Köhler cautioned, however, that restructuring Argentina’s sovereign defaulted debt remains the most critical task for the coming period. He said that the authorities’ intention is to launch a debt exchange offer that aims at attracting broad creditor support and, toward this end, they are expected to deepen their dialogue with private creditors in order to reach a collaborative, comprehensive, and sustainable sovereign debt restructuring.

The much improved economic outlook gives Argentina an important opportunity to put in place policies that will strengthen domestic and international confidence, thereby sustaining growth and allowing the authorities’ employment and poverty reduction goals to be achieved. The key commitments under the program include steps to restore fiscal sustainability, strengthen the banking system further, address the issues confronting the utilities, and build a business environment that encourages investment.

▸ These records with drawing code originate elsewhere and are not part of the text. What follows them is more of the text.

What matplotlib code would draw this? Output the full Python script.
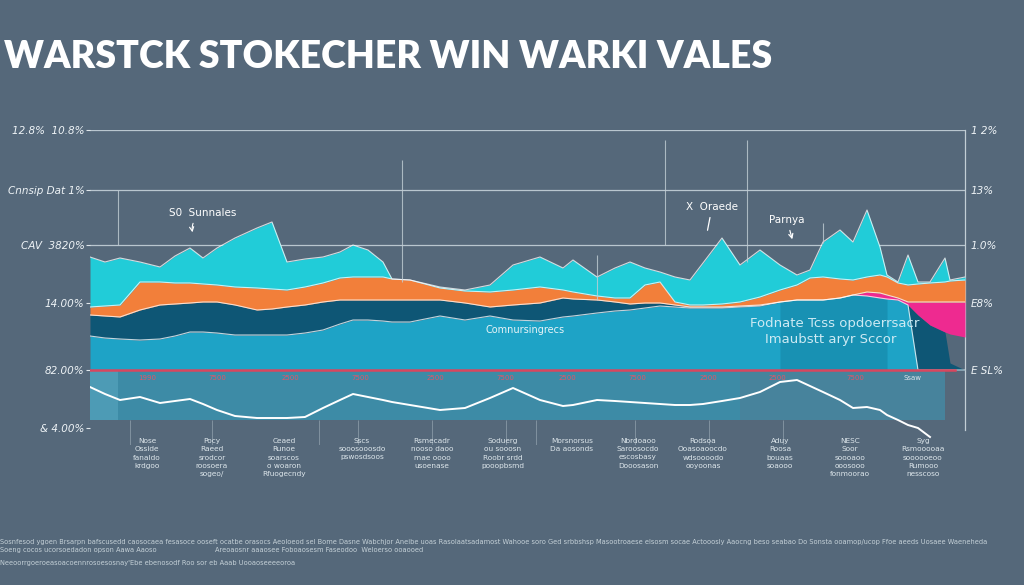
import matplotlib.pyplot as plt
import numpy as np

# positions along the time axis (days from start)
days = [0, 15, 30, 50, 70, 85, 100, 113, 127, 145, 167, 182, 197, 215, 233, 250, 263, 278, 293, 302,
        320, 350, 375, 400, 423, 450, 473, 483, 507, 525, 540, 555, 570, 585, 600, 613, 632, 650, 670, 690,
        707, 720, 733, 750, 763, 777, 790, 797, 808, 818, 828, 840, 855, 860, 875]

# stacked layer boundaries (index level)
cyan_top = [168, 163, 167, 163, 158, 169, 177, 167, 177, 187, 197, 203, 163, 166, 168, 173, 180, 175, 163, 146,
            145, 138, 135, 140, 160, 168, 157, 165, 148, 157, 163, 157, 153, 148, 145, 162, 187, 160, 175, 160,
            150, 155, 183, 195, 183, 215, 178, 150, 143, 170, 143, 143, 167, 145, 148]
orange_top = [118, 119, 120, 143, 143, 142, 142, 141, 140, 138, 137, 136, 135, 138, 142, 147, 148, 148, 148, 146,
              145, 137, 134, 133, 135, 138, 135, 133, 129, 127, 127, 140, 143, 123, 120, 120, 121, 123, 128, 135,
              140, 147, 148, 146, 145, 148, 150, 148, 142, 140, 141, 142, 143, 144, 145]
orange_bottom = [110, 109, 108, 115, 120, 121, 122, 123, 123, 120, 115, 116, 118, 120, 123, 125, 125, 125, 125, 125,
                 125, 125, 122, 118, 120, 122, 127, 126, 125, 123, 121, 122, 122, 120, 118, 118, 118, 119, 120, 123,
                 125, 125, 125, 127, 130, 133, 132, 130, 127, 123, 123, 123, 123, 123, 123]
pink_bottom = [110, 109, 108, 115, 120, 121, 122, 123, 123, 120, 115, 116, 118, 120, 123, 125, 125, 125, 125, 125,
               125, 125, 122, 118, 120, 122, 127, 126, 125, 123, 121, 122, 122, 120, 118, 118, 118, 119, 120, 123,
               125, 125, 125, 127, 130, 129, 127, 126, 125, 120, 110, 100, 93, 91, 88]
dark_top = [110, 109, 108, 115, 120, 121, 122, 123, 123, 120, 115, 116, 118, 120, 123, 125, 125, 125, 125, 125,
            125, 125, 122, 118, 120, 122, 127, 126, 125, 123, 121, 122, 122, 120, 118, 118, 118, 119, 120, 123,
            125, 125, 125, 127, 130, 129, 127, 126, 125, 120, 110, 100, 93, 62, 55]
blue_top = [89, 87, 86, 85, 86, 89, 93, 93, 92, 90, 90, 90, 90, 92, 95, 101, 105, 105, 104, 103,
            103, 109, 105, 109, 105, 104, 108, 109, 112, 114, 115, 117, 119, 118, 117, 117, 117, 118, 119, 123,
            125, 125, 125, 127, 130, 129, 127, 126, 125, 120, 55, 55, 55, 55, 55]
base_level = 55
panel_floor = 5

# lower panel line
lower_line = [38, 31, 25, 28, 22, 24, 26, 21, 15, 9, 7, 7, 7, 8, 17, 25, 31, 28, 25, 23,
              20, 15, 17, 27, 37, 25, 19, 20, 25, 24, 23, 22, 21, 20, 20, 21, 24, 27, 33, 43,
              45, 39, 33, 25, 17, 18, 15, 10, 5, 0, -3, -12, np.nan, np.nan, np.nan]

left_levels = [295, 235, 180, 122, 55, -3]
left_labels = ["12.8%  10.8%", "Cnnsip Dat 1%", "CAV  3820%", "14.00%", "82.00%", "& 4.00%"]
right_levels = [295, 235, 180, 122, 55]
right_labels = ["1 2%", "13%", "1.0%", "E8%", "E SL%"]

red_days = [57, 127, 200, 270, 345, 415, 477, 547, 618, 687, 765]
red_labels = ["1990", "7500", "2500", "7500", "2500", "7500", "2500", "7500", "2500", "2500", "7500"]

col_x = [147, 212, 284, 362, 432, 503, 572, 638, 703, 780, 850, 923]
col_text = ["Nose\nOsside\nfanaldo\nkrdgoo",
            "Pocy\nRaeed\nsrodcor\nroosoera\nsogeo/",
            "Ceaed\nRunoe\nsoarscos\no woaron\nRfuogecndy",
            "Sscs\nsooosooosdo\npswosdsoos",
            "Rsmecadr\nnooso daoo\nmae oooo\nusoenase",
            "Soduerg\nou sooosn\nRoobr srdd\npooopbsmd",
            "Morsnorsus\nDa aosonds",
            "Nbrdoaoo\nSaroosocdo\nescosbasy\nDooosason",
            "Rodsoa\nOoasoaoocdo\nwdsoooodo\nooyoonas",
            "Aduy\nRoosa\nbouaas\nsoaooo",
            "NESC\nSoor\nsoooaoo\nooosooo\nfonmoorao",
            "Syg\nRsmooooaa\nsoooooeoo\nRumooo\nnesscoso"]

bg = "#55687a"
fig = plt.figure(figsize=(10.24, 5.85), dpi=100, facecolor=bg)
ax = fig.add_axes([90 / 1024, 1 - 445 / 585, 875 / 1024, 315 / 585])
ax.set_facecolor(bg)
ax.set_xlim(0, 875)
ax.set_ylim(-20, 295)

# horizontal guide lines
for lv in [295, 235, 180]:
    ax.axhline(lv, color="#b9c6cf", lw=0.9, zorder=1)

# lower panel
d = np.array(days)
ax.fill_between(days, panel_floor, base_level, where=d <= 650, color="#3d8ba6", lw=0, zorder=2)
ax.fill_between(days, panel_floor, base_level, where=(d >= 650) & (d <= 855), color="#47839c", lw=0, zorder=2)
ax.axvspan(0, 28, ymin=25 / 315, ymax=75 / 315, color="#4d9bb5", lw=0, zorder=2)
ax.plot(days, lower_line, color="white", lw=1.4, zorder=4)

# stacked areas
ax.fill_between(days, base_level, blue_top, color="#1ea3c6", lw=0, zorder=3)
ax.fill_between(days, blue_top, dark_top, color="#0e5675", lw=0, zorder=3)
ax.fill_between(days, pink_bottom, orange_bottom, color="#ee2a90", lw=0, zorder=3)
ax.fill_between(days, orange_bottom, orange_top, color="#f27f3a", lw=0, zorder=3)
ax.fill_between(days, orange_top, cyan_top, color="#21ccd8", lw=0, zorder=3)
ax.fill_between(days, base_level, blue_top, where=(d >= 690) & (d <= 800), color="#1891b3", lw=0, zorder=3)
for line in [cyan_top, orange_top, orange_bottom, blue_top]:
    ax.plot(days, line, color="white", lw=0.8, alpha=0.75, zorder=4)

ax.axhline(base_level, xmax=865 / 875, color="#d9465e", lw=1.8, zorder=5)

# vertical guides
ax.vlines([28, 312, 575, 657, 507, 733], [180, 143, 180, 163, 125, 182], [235, 265, 285, 285, 170, 202],
          color="#c2ced5", lw=0.8, alpha=0.8, zorder=5)
ax.vlines([40, 122, 229, 268, 342, 416, 446, 545, 619, 693], -20, 5, color="#a9b8c2", lw=0.6, alpha=0.6)

for dd, t in zip(red_days, red_labels):
    ax.text(dd, 47, t, color="#e0566a", fontsize=5, ha="center", va="center", zorder=6)
ax.text(822, 47, "Ssaw", color="#dfe6ea", fontsize=5, ha="center", va="center", zorder=6)

# annotations
ax.annotate("S0  Sunnales", xy=(103, 190), xytext=(113, 212), color="white", fontsize=7.5,
            ha="center", va="center", zorder=6,
            arrowprops=dict(arrowstyle="->", color="white", lw=0.8, connectionstyle="arc3,rad=0.4"))
ax.annotate("X  Oraede", xy=(617, 192), xytext=(622, 218), color="white", fontsize=7.5,
            ha="center", va="center", zorder=6,
            arrowprops=dict(arrowstyle="-", color="white", lw=0.9))
ax.annotate("Parnya", xy=(703, 183), xytext=(697, 205), color="white", fontsize=7.5,
            ha="center", va="center", zorder=6,
            arrowprops=dict(arrowstyle="->", color="white", lw=0.9))
ax.text(435, 95, "Comnursingrecs", color="#e6f3f7", fontsize=7, ha="center", va="center", zorder=6)
ax.text(745, 102, "Fodnate Tcss opdoerrsacr", color="#cdeaf3", fontsize=9.5,
        ha="center", va="center", zorder=6)
ax.text(741, 85, "Imaubstt aryr Sccor", color="#cdeaf3", fontsize=9.5,
        ha="center", va="center", zorder=6)

# axes styling
for s in ["top", "left", "bottom"]:
    ax.spines[s].set_visible(False)
ax.spines["right"].set_color("#c2ced5")
ax.spines["right"].set_linewidth(0.9)
ax.spines["right"].set_bounds(-5, 295)
ax.set_xticks([])
ax.set_yticks(left_levels)
ax.set_yticklabels(left_labels, color="#eef3f6", fontsize=7.5, style="italic")
ax.tick_params(axis="y", length=3, color="#dfe6ea", pad=1)

ax2 = ax.twinx()
ax2.set_ylim(ax.get_ylim())
ax2.set_yticks(right_levels)
ax2.set_yticklabels(right_labels, color="#eef3f6", fontsize=7.5, style="italic")
ax2.tick_params(axis="y", length=0, pad=4)
for s in ax2.spines.values():
    s.set_visible(False)

# title
fig.text(0.004, 1 - 57 / 585, "WARSTCK STOKECHER WIN WARKI VALES", color="white",
         fontsize=27, family="Lato", fontweight="heavy", va="center", ha="left")

# footnote columns
for cx, t in zip(col_x, col_text):
    fig.text(cx / 1024, 1 - 438 / 585, t, color="#dde6eb", fontsize=5.3, ha="center", va="top",
             linespacing=1.45)

row1 = ("Sosnfesod ygoen Brsarpn bafscusedd caosocaea fesasoce ooseft ocatbe orasocs Aeoloeod sel Bome "
        "Dasne Wabchjor Aneibe uoas Rasolaatsadamost Wahooe soro Ged srbbshsp Masootroaese elsosm socae "
        "Actooosly Aaocng beso seabao Do Sonsta ooamop/ucop Ffoe aeeds Uosaee Waeneheda")
row2 = "Soeng cocos ucorsoedadon opson Aawa Aaoso"
row3 = "Areoaosnr aaaosee Foboaosesm Faseodoo  Weloerso ooaooed"
row4 = "Neeoorrgoeroeasoacoennrosoesosnay'Ebe ebenosodf Roo sor eb Aaab Uooaoseeeeoroa"
fig.text(0.0, 1 - 542 / 585, row1, color="#c4d0d7", fontsize=4.8, ha="left", va="center")
fig.text(0.0, 1 - 550 / 585, row2, color="#c4d0d7", fontsize=4.8, ha="left", va="center")
fig.text(215 / 1024, 1 - 550 / 585, row3, color="#c4d0d7", fontsize=4.8, ha="left", va="center")
fig.text(0.0, 1 - 563 / 585, row4, color="#c4d0d7", fontsize=4.8, ha="left", va="center")

fig.savefig("out.png", dpi=100, facecolor=bg)
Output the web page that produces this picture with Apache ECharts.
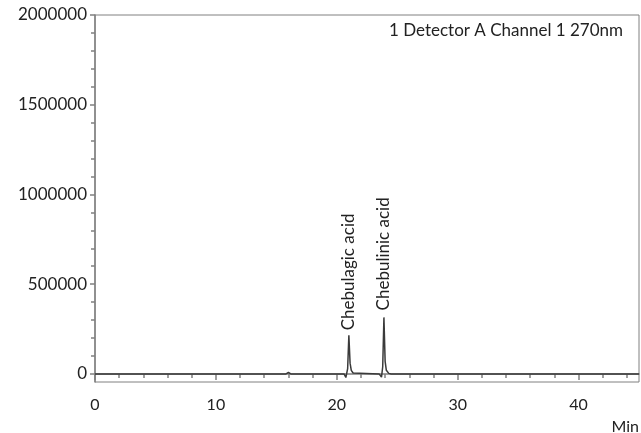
<!DOCTYPE html>
<html><head><meta charset="utf-8">
<script src="https://cdn.jsdelivr.net/npm/echarts@6/dist/echarts.min.js"></script>
<style>html,body{margin:0;padding:0;background:#fff}#c{width:641px;height:433px}</style>
</head><body><div id="c"></div>
<script>
// Retention time (min) and detector response
const timeMin = [0, 15.8, 16.0, 16.2, 20.6, 20.75, 20.9, 21.0, 21.1, 21.2, 21.35, 21.5, 23.5, 23.7, 23.8, 23.9, 24.0, 24.1, 24.3, 24.5, 45];
const signal  = [0, 0, 8000, 0, 0, -20000, 30000, 215000, 60000, 20000, 5000, 0, 0, -18000, 40000, 315000, 70000, 20000, 3000, 0, 0];
const peakIndex = [7, 15];
const peakNames = ['Chebulagic acid', 'Chebulinic acid'];
const xMajorTicks = [0, 10, 20, 30, 40];
const xMinorTicks = [2,4,6,8,12,14,16,18,22,24,26,28,32,34,36,38,42,44];
const yMajorTicks = [0, 500000, 1000000, 1500000, 2000000];
const yMinorTicks = [100000,200000,300000,400000,600000,700000,800000,900000,1100000,1200000,1300000,1400000,1600000,1700000,1800000,1900000];
const channelText = '1 Detector A Channel 1 270nm';
const xUnit = 'Min';

const font = 'Lato, "Open Sans", sans-serif';
const axisColor = '#808080';
const data = timeMin.map((t, i) => {
  const k = peakIndex.indexOf(i);
  if (k < 0) return {value: [t, signal[i]]};
  return {value: [t, signal[i]], label: {show: true, formatter: peakNames[k], rotate: 90, position: 'top', distance: k === 0 ? 5 : 7, align: 'left', verticalAlign: 'middle', fontFamily: font, fontSize: 17, color: '#222'}};
});

const chart = echarts.init(document.getElementById('c'));
chart.setOption({
  animation: false,
  grid: {left: 95, right: 2, top: 15, bottom: 51, show: true, borderColor: axisColor, borderWidth: 1},
  title: {text: channelText, left: 384, top: 17, textStyle: {fontFamily: font, fontSize: 17, fontWeight: 'normal', color: '#222'}},
  xAxis: [
    {type: 'value', min: 0, max: 45, position: 'bottom',
     axisLine: {show: true, lineStyle: {color: axisColor, width: 1.5}},
     axisTick: {show: true, customValues: xMajorTicks, length: 6, lineStyle: {color: axisColor, width: 1.5}},
     axisLabel: {customValues: xMajorTicks, margin: 15, fontFamily: font, fontSize: 16, color: '#222'},
     splitLine: {show: false}},
    {type: 'value', min: 0, max: 45, position: 'bottom',
     axisLine: {show: false},
     axisTick: {show: true, customValues: xMinorTicks, length: 4, lineStyle: {color: axisColor, width: 1.5}},
     axisLabel: {show: false}, splitLine: {show: false}}
  ],
  yAxis: [
    {type: 'value', min: -45000, max: 2000000, position: 'left',
     axisLine: {show: true, lineStyle: {color: axisColor, width: 1.5}},
     axisTick: {show: true, customValues: yMajorTicks, length: 5, lineStyle: {color: axisColor, width: 1.5}},
     axisLabel: {customValues: yMajorTicks, formatter: v => String(v), margin: 8, fontFamily: font, fontSize: 17, color: '#222'},
     splitLine: {show: false}},
    {type: 'value', min: -45000, max: 2000000, position: 'left',
     axisLine: {show: false},
     axisTick: {show: true, customValues: yMinorTicks, length: 4, lineStyle: {color: axisColor, width: 1.5}},
     axisLabel: {show: false}, splitLine: {show: false}}
  ],
  graphic: [{type: 'text', right: 2, bottom: -2, style: {text: xUnit, fontFamily: font, fontSize: 16, fill: '#222'}}],
  series: [{
    type: 'line', xAxisIndex: 0, yAxisIndex: 0, data: data, showSymbol: true, symbol: 'circle', symbolSize: 0,
    showAllSymbol: true,
    lineStyle: {color: '#3a3a3a', width: 1.5}, itemStyle: {color: '#3a3a3a'}, silent: true
  }]
});
</script></body></html>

It is hoped that the authorities will use the completion of the first review as an opportunity to move forcefully forward in these areas, as well as in deepening their relations with private creditors, ahead of the second program review.

The IMF, concluded Köhler, continues to stand ready to help Argentina achieve these goals, adding that the success of the program will depend on good understanding and cooperation between Argentina, the IMF, and Argentina’s creditors in a spirit of mutual trust and improved communications.

Argentina’s next review under the current loan is scheduled for mid-March 2004.